Machine Learning Sharpens the Refrac Playbook

ML helps operators target shale refracs with more confidence, cutting guesswork though results vary by dataset

11 Jun 2025

Pumpjack extracting oil in arid landscape symbolizing mature shale assets

Refracturing is attracting renewed interest in mature US shale plays, but the focus is less on a surge in activity and more on improving how candidates are selected. Operators and researchers are increasingly using machine learning and data-driven workflows to judge which older horizontal wells still justify another stimulation campaign.

The central problem has long been uncertainty. Changes in reservoir pressure, altered stress fields and interference from nearby wells can all undermine refracturing results. Recent technical studies suggest that richer datasets and more structured modelling can narrow that uncertainty, even if they do not remove it.

At the Unconventional Resources Technology Conference in Houston this year, one study described combining diagnostic measurements and production history to calibrate an integrated simulator, before using it to blind-predict refracturing performance across multiple datasets in the Bakken and Midland Basin. The aim was to test predictability across wells, rather than rely on retrospective matches.

Industry publications have reported similar approaches. A feature in the Journal of Petroleum Technology described machine learning being applied to assess completion optimisation options in refracturing, drawing on case studies presented in URTeC sessions focused on artificial intelligence and new technologies.

Beyond individual examples, the broader technical direction is towards more systematic screening frameworks. Conference papers published on OnePetro, including recent ADIPEC proceedings, outline “physics-inspired, data-driven” workflows designed to identify underperforming wells that still have remaining potential, while filtering out those where risks outweigh likely gains.

Large oilfield service companies are contributing enabling tools, even when refracturing is not marketed as a standalone application. Halliburton points to AI- and machine learning-based subsurface analytics to support development decisions. SLB embeds AI across its Delfi digital platform, while Baker Hughes promotes machine learning frameworks for production operations. Such systems can be adapted for refracturing evaluation when data quality allows.

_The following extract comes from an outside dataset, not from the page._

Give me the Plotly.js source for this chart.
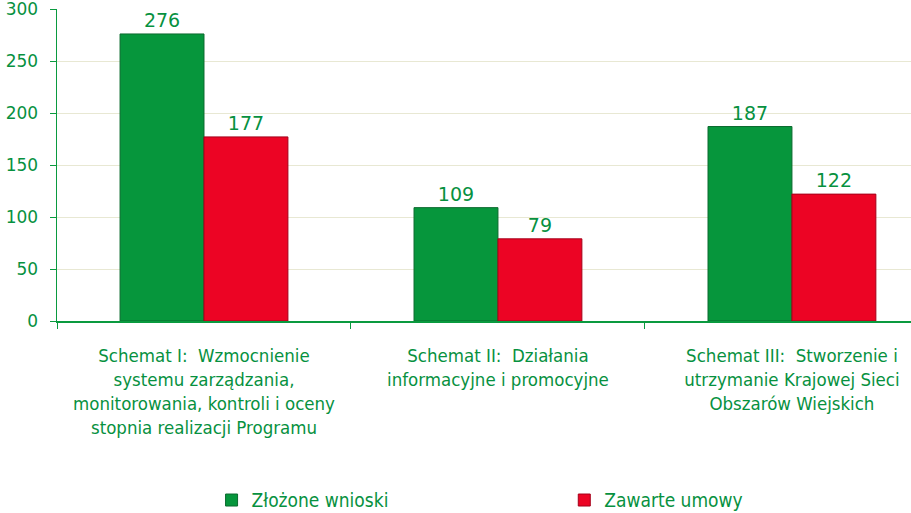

Adoption remains uneven. Machine learning models are highly sensitive to data completeness and local geology, which can limit their usefulness for older wells with patchy completion or pressure records. Even so, the shift is incremental but material. As datasets improve and workflows combine data-driven methods with diagnostics and engineering judgement, refracturing decisions are becoming more structured, more comparable and less reliant on trial and error.